On the same day that the House voted to release all of the Epstein files, the Oversight panel subpoenaed JPMorgan Chase and Deutsche Bank for Epstein’s financial records as Republicans believe Epstein’s finances provide a whole new wealth of information.

“I think we have just scratched the surface on Epstein,” GOP Rep. Tim Burchett, who serves on the House Oversight Committee, told CNN. “I think we are going to have to dig very deep into his finances and we may never know the full extent to his network.”

Specifically, the Republican-led panel is demanding documents pertaining to a 2019 JPMorgan Chase internal investigation into Epstein, known as “Project Jeep” that retroactively flagged 4,700 Epstein transactions as suspicious. Epstein held accounts with JPMorgan Chase for approximately two decades until 2013 when the bank reportedly closed all of Epstein’s accounts and he banked with Deutsche Bank from 2013 through potentially late 2018.

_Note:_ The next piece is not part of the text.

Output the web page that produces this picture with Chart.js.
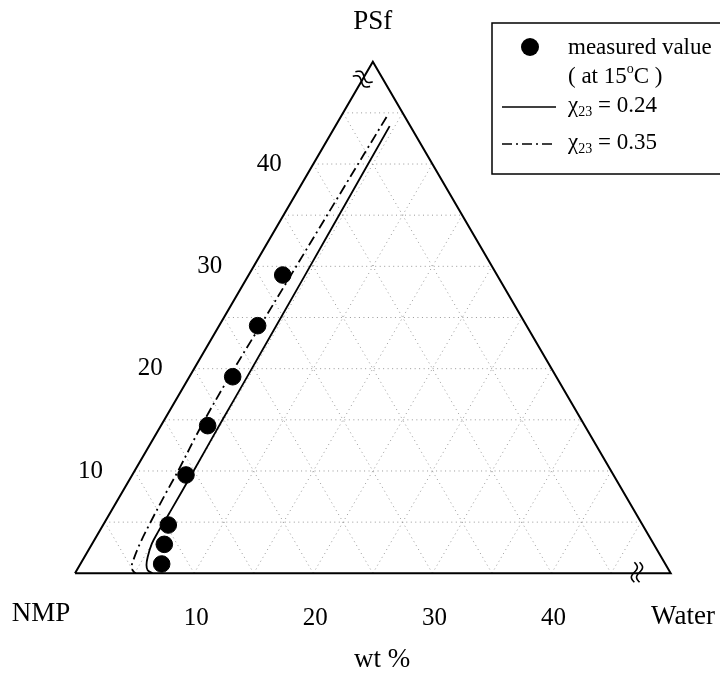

“In short, the records sought by this subpoena are critical to further the Committee’s investigation,” Comer wrote in his subpoena letters on November 18.

Democratic Sen. Ron Wyden released a report this week claiming that recently unsealed court records show that JPMorgan Chase “underreported Epstein’s suspicious transactions to the federal government for nearly two decades.”

In response to Wyden’s report, JPMorgan’s Patricia Wexler said in a statement to CNN, “We acted appropriately in filing SARs as early as 2002. The second the government finally made public the sex trafficking details in 2019 — information they clearly had for years — we identified for law enforcement a range of Epstein’s past transactions intended to assist with the investigation.”

The Oversight committee also requested a tranche of documents from US Virgin Islands Attorney General Gordon Rhea to further dig into Epstein’s life on his two private islands where he allegedly leveraged his personal and business relationships to negotiate lucrative tax breaks and even pay off local law enforcement, according to the panel’s letter. The committee wants to learn more about USVI’s 2020 law enforcement action against Epstein and the subsequent settlements to the tune of millions of dollars.

“The Committee believes that the documents related to Mr. Epstein, his estate, and the USVI litigation will aide its ongoing investigation into Mr. Epstein, Ms. Maxwell, and the federal government’s investigation into both individuals,” Comer’s subpoena letter states.

CNN has reached out to Rhea for comment.

Given Epstein’s communication with USVI Governor Kenneth E. Mapp and text messages during a 2019 congressional hearing with Stacey Plaskett, a Democrat who represents the US Virgin Islands in Congress as a non-voting delegate, the committee argued in its letter to Rhea that there is an “interconnectedness between the USVI and Mr. Epstein.”